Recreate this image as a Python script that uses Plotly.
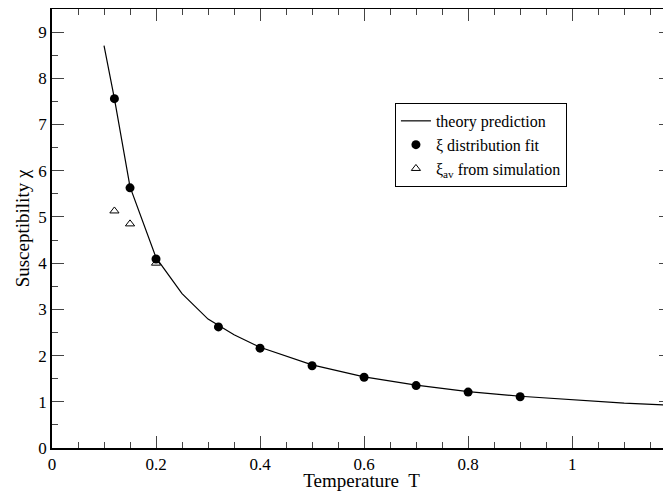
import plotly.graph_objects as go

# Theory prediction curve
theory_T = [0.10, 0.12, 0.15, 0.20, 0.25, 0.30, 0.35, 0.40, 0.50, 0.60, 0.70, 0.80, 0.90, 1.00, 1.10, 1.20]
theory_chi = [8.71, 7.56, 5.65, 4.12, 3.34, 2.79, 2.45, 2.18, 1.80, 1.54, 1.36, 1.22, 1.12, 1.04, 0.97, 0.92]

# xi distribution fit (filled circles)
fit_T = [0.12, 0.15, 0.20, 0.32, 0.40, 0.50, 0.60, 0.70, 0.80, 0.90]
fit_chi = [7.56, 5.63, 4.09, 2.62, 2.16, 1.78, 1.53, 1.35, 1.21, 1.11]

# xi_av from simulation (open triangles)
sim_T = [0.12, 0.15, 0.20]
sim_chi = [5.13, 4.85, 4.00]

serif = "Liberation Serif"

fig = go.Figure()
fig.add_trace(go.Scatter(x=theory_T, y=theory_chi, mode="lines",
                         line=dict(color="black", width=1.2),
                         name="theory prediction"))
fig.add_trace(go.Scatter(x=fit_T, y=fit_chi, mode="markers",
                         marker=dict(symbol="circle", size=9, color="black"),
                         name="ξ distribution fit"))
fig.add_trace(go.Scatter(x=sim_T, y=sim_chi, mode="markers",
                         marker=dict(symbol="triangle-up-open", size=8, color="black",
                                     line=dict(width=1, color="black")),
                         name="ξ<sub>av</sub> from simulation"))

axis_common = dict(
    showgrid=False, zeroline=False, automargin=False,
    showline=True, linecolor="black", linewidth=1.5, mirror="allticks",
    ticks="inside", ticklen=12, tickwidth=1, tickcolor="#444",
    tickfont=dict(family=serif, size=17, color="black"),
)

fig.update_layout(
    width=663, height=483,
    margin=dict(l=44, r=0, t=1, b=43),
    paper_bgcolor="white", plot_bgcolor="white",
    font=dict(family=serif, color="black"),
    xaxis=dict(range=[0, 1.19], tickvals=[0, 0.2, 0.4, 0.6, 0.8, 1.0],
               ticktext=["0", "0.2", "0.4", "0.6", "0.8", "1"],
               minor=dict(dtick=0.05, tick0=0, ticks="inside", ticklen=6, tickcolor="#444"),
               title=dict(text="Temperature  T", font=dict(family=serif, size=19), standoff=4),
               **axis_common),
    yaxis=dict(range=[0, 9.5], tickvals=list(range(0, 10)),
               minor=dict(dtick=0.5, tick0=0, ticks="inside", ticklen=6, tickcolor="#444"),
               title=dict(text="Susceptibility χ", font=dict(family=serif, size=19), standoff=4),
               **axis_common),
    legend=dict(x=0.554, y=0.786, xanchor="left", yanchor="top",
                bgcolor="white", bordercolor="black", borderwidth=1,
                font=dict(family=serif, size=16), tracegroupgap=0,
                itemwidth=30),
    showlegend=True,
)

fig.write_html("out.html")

* * * * * * * * *

◆ **Exercise objective**: Skip every picture and return the lines above from the top through the one that contains "sim_chi = [5.13, 4.85, 4.00]".

◆ **Answer to this task**:
Recreate this image as a Python script that uses Plotly.
import plotly.graph_objects as go

# Theory prediction curve
theory_T = [0.10, 0.12, 0.15, 0.20, 0.25, 0.30, 0.35, 0.40, 0.50, 0.60, 0.70, 0.80, 0.90, 1.00, 1.10, 1.20]
theory_chi = [8.71, 7.56, 5.65, 4.12, 3.34, 2.79, 2.45, 2.18, 1.80, 1.54, 1.36, 1.22, 1.12, 1.04, 0.97, 0.92]

# xi distribution fit (filled circles)
fit_T = [0.12, 0.15, 0.20, 0.32, 0.40, 0.50, 0.60, 0.70, 0.80, 0.90]
fit_chi = [7.56, 5.63, 4.09, 2.62, 2.16, 1.78, 1.53, 1.35, 1.21, 1.11]

# xi_av from simulation (open triangles)
sim_T = [0.12, 0.15, 0.20]
sim_chi = [5.13, 4.85, 4.00]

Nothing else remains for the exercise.